Frequently Asked Questions
Q: Can I brine a frozen turkey, or how do I safely thaw it?
A: You must NEVER brine a frozen turkey. For safe thawing, plan ahead. The best method is in the refrigerator: allow 24 hours of thawing time for every 4-5 pounds. A 14 lb bird needs 3-4 days in the fridge. For a quicker method, submerge the sealed turkey in cold water, changing the water every 30 minutes; this takes about 30 minutes per pound.
Q: My turkey skin is browning too quickly! What do I do?
A: Don’t panic! This is common. As soon as the skin reaches your desired deep golden color (usually after the initial high-heat phase), simply tent the entire turkey loosely with aluminum foil for the remainder of the cooking time. This will slow the browning while allowing the heat to penetrate and cook the meat through perfectly.
Q: How do I make gravy from the pan drippings?
A: After removing the turkey, pour all pan juices and softened vegetables into a saucepan. Skim off excess fat if desired. Bring to a simmer. For each cup of liquid, make a slurry with 2 tablespoons of all-purpose flour and 1/4 cup cold water. Whisk the slurry into the simmering drippings and cook for 3-5 minutes until thickened. Season with salt and pepper.
Q: How long will leftovers last, and what’s the best way to reheat them?

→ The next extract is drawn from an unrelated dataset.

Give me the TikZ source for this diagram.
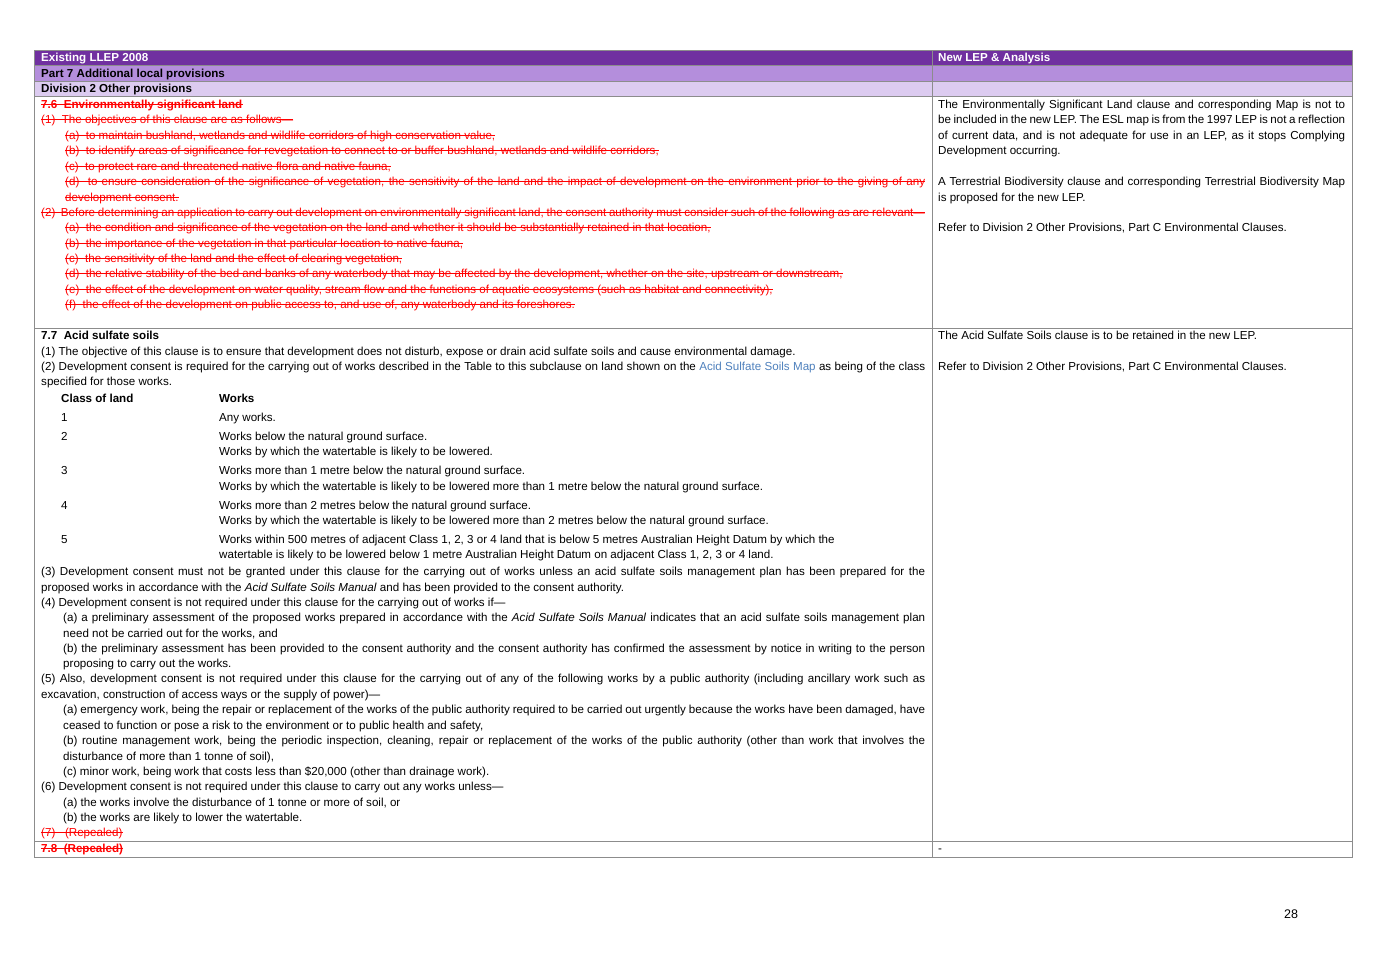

A: Store leftover turkey in airtight containers in the refrigerator for up to 4 days. To reheat without drying it out, place slices in a baking dish with a splash of broth or gravy, cover tightly with foil, and warm in a 325°F oven for 15-20 minutes until heated through. This method steams the meat back to juiciness.
Summary
This recipe delivers a legendary turkey through a 24-hour brine, an herb-butter undercoat, a strategic high-then-low roast, and a mandatory rest. The result is impossibly juicy meat encased in shatteringly crisp, flavor-blasted skin—a guaranteed showstopper for any feast.